Would you return the run of lines that starts at the one with "Write a web" and ends at the one with "ctx.strokeRect(a.left, a.top, a.right", ends included, exactly as written and without the images?

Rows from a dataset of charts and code
** begin **

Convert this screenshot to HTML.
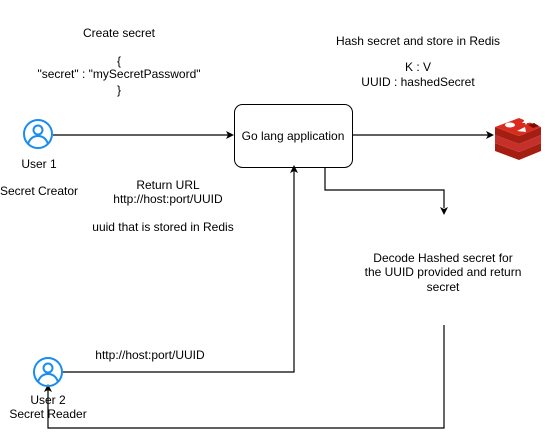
<!DOCTYPE html>
<html><head><style>
body{margin:0;background:#fff}
svg{display:block}
text{font-family:"Liberation Sans",Arial,sans-serif;font-size:12px;fill:#000}
</style></head><body>
<svg width="545" height="434" viewBox="0 0 545 434">
<g text-anchor="middle">
<text x="119" y="37">Create  secret</text>
<text x="119" y="65">{</text>
<text x="119" y="78">"secret" : "mySecretPassword"</text>
<text x="119" y="94">}</text>
<text x="418" y="45">Hash secret and store in Redis</text>
<text x="418" y="71">K : V</text>
<text x="418" y="86">UUID : hashedSecret</text>
<text x="39" y="168">User 1</text>
<text x="39" y="195">Secret Creator</text>
<text x="168" y="189">Return  URL</text>
<text x="168" y="203">http://host:port/UUID</text>
<text x="163" y="231">uuid that is stored in Redis</text>
<text x="443" y="262">Decode Hashed secret for</text>
<text x="443" y="276">the UUID provided and return</text>
<text x="443" y="291">secret</text>
<text x="150" y="359">http://host:port/UUID</text>
<text x="48" y="404">User 2</text>
<text x="48" y="418">Secret Reader</text>
<text x="293" y="140">Go lang application</text>
</g>
<rect x="234.5" y="104.5" width="118" height="63" rx="8" fill="none" stroke="#000"/>
<g fill="none" stroke="#000" stroke-width="1.2">
<path d="M53 135H228"/>
<path d="M352 135H488"/>
<path d="M325 168V190H444V208"/>
<path d="M62 372H294V171"/>
<path d="M444 325V428H48V390"/>
</g>
<g fill="#000">
<path d="M234 135l-8-4 2 4-2 4z"/>
<path d="M494 135l-8-4 2 4-2 4z"/>
<path d="M444 215l-4-8 4 2 4-2z"/>
<path d="M294 165l-4 8 4-2 4 2z"/>
<path d="M48 384l-4 8 4-2 4 2z"/>
</g>
<g fill="none" stroke="#1a8cf0" stroke-width="2">
<circle cx="38" cy="134" r="14"/>
<circle cx="38" cy="130" r="4.5"/>
<path d="M28 144c2-6 6-8 10-8s8 2 10 8"/>
<circle cx="48" cy="372" r="14"/>
<circle cx="48" cy="368" r="4.5"/>
<path d="M38 382c2-6 6-8 10-8s8 2 10 8"/>
</g>
<g>
<path d="M495 143l24 9 22-9v8l-22 9-24-9z" fill="#a41e11"/>
<path d="M495 135l24 9 22-9v8l-22 9-24-9z" fill="#c6302b"/>
<path d="M495 127l24 9 22-9v8l-22 9-24-9z" fill="#a41e11"/>
<path d="M495 127l24-9 22 9-22 9z" fill="#d82c20"/>
<ellipse cx="510" cy="125" rx="5" ry="2.5" fill="#fff"/>
<path d="M517 131l8-4 1 5z" fill="#fff"/>
<path d="M524 118l2 2 3-1-1 2 2 2h-3l-1 2-1-2h-3l2-2z" fill="#fff"/>
<path d="M528 125l6-2 5 3-6 2z" fill="#7a0c00"/>
</g>
</svg>
</body></html>
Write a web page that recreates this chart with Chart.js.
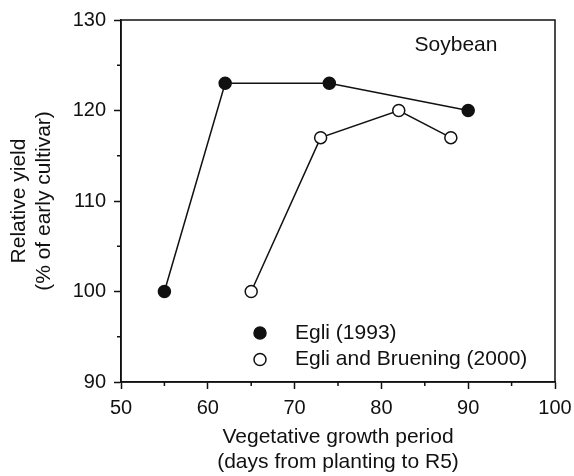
<!DOCTYPE html>
<html lang="en">
<head>
    <meta charset="UTF-8">
    <title>Soybean relative yield</title>
    <script src="https://cdn.jsdelivr.net/npm/chart.js"></script>
    <style>
        body { margin: 0; background: #fff; }
        canvas { display: block; }
    </style>
</head>
<body>
    <canvas id="chart" width="574" height="476"></canvas>

    <script>
        // Data
        const egli1993X = [55, 62, 74, 90];
        const egli1993Y = [100, 123, 123, 120];
        const egli2000X = [65, 73, 82, 88];
        const egli2000Y = [100, 117, 120, 117];
        const seriesLabels = ['Egli (1993)', 'Egli and Bruening (2000)'];
        const xTicks = [50, 60, 70, 80, 90, 100];
        const yTicks = [90, 100, 110, 120, 130];

        const FONT = 'Liberation Sans, Arial, sans-serif';
        const toPoints = (xs, ys) => xs.map((x, i) => ({ x: x, y: ys[i] }));

        // box, minor ticks, in-plot legend and label
        const extras = {
            id: 'extras',
            afterDraw(chart) {
                const ctx = chart.ctx;
                const a = chart.chartArea;
                const sx = chart.scales.x, sy = chart.scales.y;
                ctx.save();
                ctx.strokeStyle = '#111';
                ctx.lineWidth = 1.5;
                ctx.strokeRect(a.left, a.top, a.right - a.left, a.bottom - a.top);

                // minor ticks
                ctx.beginPath();
                for (let v = 55; v < 100; v += 10) {
                    const px = sx.getPixelForValue(v);
                    ctx.moveTo(px, a.bottom);
                    ctx.lineTo(px, a.bottom + 4);
                }
                for (let v = 95; v < 130; v += 10) {
                    const py = sy.getPixelForValue(v);
                    ctx.moveTo(a.left, py);
                    ctx.lineTo(a.left - 4, py);
                }
                ctx.stroke();

                // legend
                ctx.font = '21px ' + FONT;
                ctx.textBaseline = 'middle';
                ctx.fillStyle = '#111';
                const lx = a.left + 139, ly = a.top + 313;
                const styles = [['#111', '#111'], ['#fff', '#111']];
                seriesLabels.forEach((lab, i) => {
                    const y = ly + i * 26.5;
                    ctx.beginPath();
                    ctx.arc(lx, y, 6, 0, Math.PI * 2);
                    ctx.fillStyle = styles[i][0];
                    ctx.fill();
                    ctx.stroke();
                    ctx.fillStyle = '#111';
                    ctx.textAlign = 'left';
                    ctx.fillText(lab, lx + 35, y);
                });

                ctx.textAlign = 'center';
                ctx.fillText('Soybean', a.right - 99, a.top + 25);
                ctx.restore();
            }
        };

        new Chart(document.getElementById('chart'), {
            type: 'scatter',
            data: {
                datasets: [{
                    label: seriesLabels[0],
                    data: toPoints(egli1993X, egli1993Y),
                    showLine: true,
                    borderColor: '#111',
                    borderWidth: 1.5,
                    pointRadius: 6,
                    pointBackgroundColor: '#111',
                    pointBorderColor: '#111',
                    pointBorderWidth: 1.5
                }, {
                    label: seriesLabels[1],
                    data: toPoints(egli2000X, egli2000Y),
                    showLine: true,
                    borderColor: '#111',
                    borderWidth: 1.5,
                    pointRadius: 6,
                    pointBackgroundColor: '#fff',
                    pointBorderColor: '#111',
                    pointBorderWidth: 1.5
                }]
            },
            options: {
                responsive: false,
                animation: false,
                layout: { padding: { top: 20, right: 19, left: 0, bottom: 0 } },
                plugins: {
                    legend: { display: false },
                    tooltip: { enabled: false }
                },
                scales: {
                    x: {
                        type: 'linear',
                        min: 50,
                        max: 100,
                        afterBuildTicks: s => { s.ticks = xTicks.map(v => ({ value: v })); },
                        afterFit: s => { s.height = 94; s.paddingLeft = 0; s.paddingRight = 0; },
                        grid: { drawOnChartArea: false, tickLength: 7, tickColor: '#111', tickWidth: 1.5 },
                        border: { color: '#111', width: 1.5 },
                        ticks: { color: '#111', font: { family: FONT, size: 20 }, padding: 7, maxRotation: 0 },
                        title: {
                            display: true,
                            text: ['Vegetative growth period', '(days from planting to R5)'],
                            color: '#111',
                            font: { family: FONT, size: 21, lineHeight: 25 / 21 },
                            padding: { top: 0, bottom: 1.5 }
                        }
                    },
                    y: {
                        type: 'linear',
                        min: 90,
                        max: 130,
                        afterBuildTicks: s => { s.ticks = yTicks.map(v => ({ value: v })); },
                        afterFit: s => { s.width = 121; s.paddingTop = 0; s.paddingBottom = 0; },
                        grid: { drawOnChartArea: false, tickLength: 7, tickColor: '#111', tickWidth: 1.5 },
                        border: { color: '#111', width: 1.5 },
                        ticks: { color: '#111', font: { family: FONT, size: 20 }, padding: 8 },
                        title: {
                            display: true,
                            text: ['Relative yield', '(% of early cultivar)'],
                            color: '#111',
                            font: { family: FONT, size: 21, lineHeight: 25 / 21 },
                            padding: { top: 6.5, bottom: 0 }
                        }
                    }
                }
            },
            plugins: [extras]
        });
    </script>
</body>
</html>
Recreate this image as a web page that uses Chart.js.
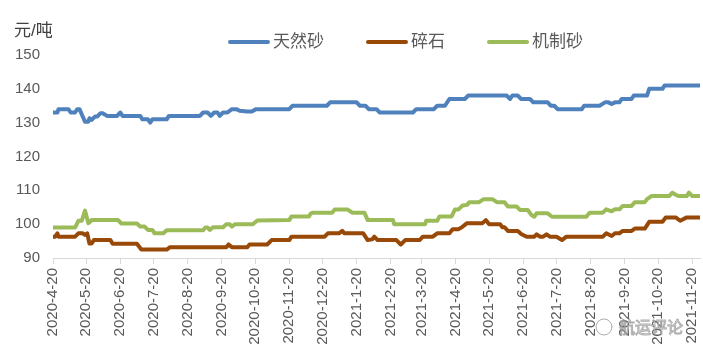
<!DOCTYPE html>
<html>
<head>
<meta charset="utf-8">
<script src="https://cdn.jsdelivr.net/npm/chart.js@4.4.0/dist/chart.umd.min.js"></script>
<style>
  body { margin: 0; background: #fff; }
  #wrap { width: 703px; height: 361px; }
</style>
</head>
<body>
<div id="wrap"><canvas id="chart" width="703" height="361"></canvas></div>
<script>
// x values are days counted from 2020-4-20
const monthDays = [0,30,61,91,122,153,183,214,244,275,306,334,365,395,426,456,487,518,548,579];
const monthLabels = ['2020-4-20','2020-5-20','2020-6-20','2020-7-20','2020-8-20','2020-9-20','2020-10-20',
  '2020-11-20','2020-12-20','2021-1-20','2021-2-20','2021-3-20','2021-4-20','2021-5-20','2021-6-20',
  '2021-7-20','2021-8-20','2021-9-20','2021-10-20','2021-11-20'];

const seriesNames = ['天然砂', '碎石', '机制砂'];

// 天然砂
const sandDays = [0,4,5,14,16,20,22,24,26,29,32,33,35,38,40,43,45,49,58,61,63,79,81,86,88,90,103,105,133,136,
  140,143,146,149,151,154,158,162,166,169,176,180,184,214,217,248,251,275,278,283,286,293,296,326,329,345,348,
  355,359,373,376,411,414,416,421,424,432,435,448,451,454,457,479,481,495,500,503,506,509,513,515,524,526,538,
  540,552,554,586];
const sandPrice = [133,133,134,134,133,133,134,134,132.5,130.3,130.3,131.3,130.8,131.8,131.8,132.8,132.8,132,132,133,
  132,132,131,131,130,131,131,132,132,133,133,132,133,133,132,133,133,134,134,133.5,133.3,133.3,134,134,135,135,
  136,136,135,135,134,134,133,133,134,134,135,135,137,137,138,138,137,138,138,137,137,136,136,135,135,134,134,135,
  135,136,136,135.5,136,136,137,137,138,138,140,140,141,141];

// 碎石
const stoneDays = [0,2,4,5,20,23,27,29,31,33,35,37,52,54,76,80,103,106,157,159,162,176,178,194,198,214,216,246,
  249,259,262,264,281,285,289,291,294,311,315,319,332,335,344,348,359,362,367,370,375,389,392,395,405,407,409,
  412,421,424,429,436,438,441,444,447,450,456,461,465,498,501,506,509,513,516,524,527,536,540,552,555,564,568,
  574,586];
const stonePrice = [96.3,96.3,97.3,96.3,96.3,97.3,97.3,96.8,97.3,94.3,94.3,95.3,95.3,94.2,94.2,92.5,92.5,93.2,
  93.2,94,93.2,93.2,94,94,95.3,95.3,96.3,96.3,97.3,97.3,98,97.3,97.3,95.3,95.5,96.3,95.3,95.3,94,95.3,95.3,96.3,
  96.3,97.3,97.3,98.5,98.5,99,100.3,100.3,101.2,100,100,99.1,99.1,98,98,97.1,96.3,96.3,97,96.3,96.3,97,96.3,96.3,
  95.3,96.3,96.3,97.3,96.5,97.3,97.3,98,98,98.7,98.7,100.7,100.7,102,102,101,102,102];

// 机制砂
const msandDays = [0,20,23,26,29,32,33,35,59,62,76,79,83,86,90,92,100,103,136,138,140,142,145,154,157,160,162,
  165,181,185,214,216,232,233,235,253,255,267,271,282,285,308,309,337,338,348,350,361,364,367,371,375,377,386,
  390,398,402,409,412,420,423,430,433,436,438,448,452,483,486,498,501,506,509,513,516,524,527,536,538,542,558,
  561,565,567,574,576,579,586];
const msandPrice = [99,99,101,101,104,100.3,100.5,101.2,101.2,100.2,100.2,99.3,99.3,98.3,98.3,97.3,97.3,98.2,98.2,
  99,99,98.3,99.1,99.1,100,100,99.3,100,100,101.1,101.2,102.3,102.3,103,103.4,103.4,104.3,104.3,103.4,103.4,
  101.2,101.2,100,100,101,101,102.3,102.3,104.3,104.3,105.5,105.7,106.5,106.5,107.4,107.4,106.5,106.5,105.2,
  105.2,104.2,104.2,102.8,102.2,103.2,103.2,102.2,102.2,103.4,103.4,104.4,103.8,104.4,104.4,105.4,105.4,106.5,
  106.5,107.4,108.3,108.3,109.3,108.5,108.3,108.3,109.3,108.3,108.3];

const colors = ['#4f81bd', '#984807', '#9bbb59'];
const textColor = '#595959';
const cjk = '"Liberation Sans", "Noto Sans CJK SC", sans-serif';

function toPoints(days, vals) {
  return days.map((d, i) => ({ x: d, y: vals[i] }));
}

function makeSet(i, days, vals) {
  return {
    label: seriesNames[i],
    data: toPoints(days, vals),
    borderColor: colors[i],
    backgroundColor: colors[i],
    borderWidth: 4,
    pointRadius: 0,
    borderJoinStyle: 'round',
    borderCapStyle: 'round',
    tension: 0
  };
}

// legend + unit label + watermark
const extras = {
  id: 'extras',
  afterDraw(chart) {
    const ctx = chart.ctx;
    ctx.save();
    ctx.font = '17px ' + cjk;
    ctx.fillStyle = '#404040';
    ctx.textBaseline = 'middle';
    ctx.textAlign = 'left';
    ctx.fillText('元/吨', 14, 31);

    let x = 230;
    const y = 42;
    chart.data.datasets.forEach(ds => {
      ctx.strokeStyle = ds.borderColor;
      ctx.lineWidth = 4;
      ctx.lineCap = 'round';
      ctx.beginPath();
      ctx.moveTo(x, y);
      ctx.lineTo(x + 38, y);
      ctx.stroke();
      ctx.fillStyle = textColor;
      ctx.fillText(ds.label, x + 43, y);
      x += 43 + ctx.measureText(ds.label).width + 44;
    });

    // watermark
    ctx.strokeStyle = 'rgba(120,120,120,0.6)';
    ctx.lineWidth = 1;
    ctx.beginPath();
    ctx.arc(604, 327, 8, 0, Math.PI * 2);
    ctx.stroke();
    ctx.font = '16px "Noto Sans CJK SC", sans-serif';
    ctx.fillStyle = 'rgba(255,255,255,0.7)';
    ctx.fillText('航运评论', 619, 327);
    ctx.strokeText('航运评论', 619, 327);
    ctx.restore();
  }
};

new Chart(document.getElementById('chart'), {
  type: 'line',
  data: {
    datasets: [
      makeSet(0, sandDays, sandPrice),
      makeSet(1, stoneDays, stonePrice),
      makeSet(2, msandDays, msandPrice)
    ]
  },
  options: {
    responsive: false,
    animation: false,
    layout: { padding: { top: 55, right: 3, left: 0, bottom: 0 } },
    plugins: { legend: { display: false }, tooltip: { enabled: false } },
    scales: {
      x: {
        type: 'linear',
        min: 0,
        max: 586,
        afterBuildTicks: axis => { axis.ticks = monthDays.map(v => ({ value: v })); },
        afterFit: scale => {
          scale.height = 103;
          scale.paddingLeft = 0;
          scale.paddingRight = 0;
        },
        ticks: {
          autoSkip: false,
          minRotation: 90,
          maxRotation: 90,
          padding: 4,
          color: textColor,
          font: { size: 15, family: cjk },
          callback: value => monthLabels[monthDays.indexOf(value)]
        },
        grid: { drawOnChartArea: false, drawTicks: true, tickLength: 6, color: '#d9d9d9' },
        border: { color: '#d9d9d9', width: 1 }
      },
      y: {
        min: 90,
        max: 150,
        afterFit: scale => { scale.width = 53; },
        ticks: {
          stepSize: 10,
          padding: 5,
          color: textColor,
          font: { size: 15, family: cjk }
        },
        grid: { display: false },
        border: { display: false }
      }
    }
  },
  plugins: [extras]
});
</script>
</body>
</html>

** end **

Output of the task —
Write a web page that recreates this chart with Chart.js.
<!DOCTYPE html>
<html lang="en">
<head>
    <meta charset="UTF-8">
    <title>Soybean relative yield</title>
    <script src="https://cdn.jsdelivr.net/npm/chart.js"></script>
    <style>
        body { margin: 0; background: #fff; }
        canvas { display: block; }
    </style>
</head>
<body>
    <canvas id="chart" width="574" height="476"></canvas>

    <script>
        // Data
        const egli1993X = [55, 62, 74, 90];
        const egli1993Y = [100, 123, 123, 120];
        const egli2000X = [65, 73, 82, 88];
        const egli2000Y = [100, 117, 120, 117];
        const seriesLabels = ['Egli (1993)', 'Egli and Bruening (2000)'];
        const xTicks = [50, 60, 70, 80, 90, 100];
        const yTicks = [90, 100, 110, 120, 130];

        const FONT = 'Liberation Sans, Arial, sans-serif';
        const toPoints = (xs, ys) => xs.map((x, i) => ({ x: x, y: ys[i] }));

        // box, minor ticks, in-plot legend and label
        const extras = {
            id: 'extras',
            afterDraw(chart) {
                const ctx = chart.ctx;
                const a = chart.chartArea;
                const sx = chart.scales.x, sy = chart.scales.y;
                ctx.save();
                ctx.strokeStyle = '#111';
                ctx.lineWidth = 1.5;
                ctx.strokeRect(a.left, a.top, a.right - a.left, a.bottom - a.top);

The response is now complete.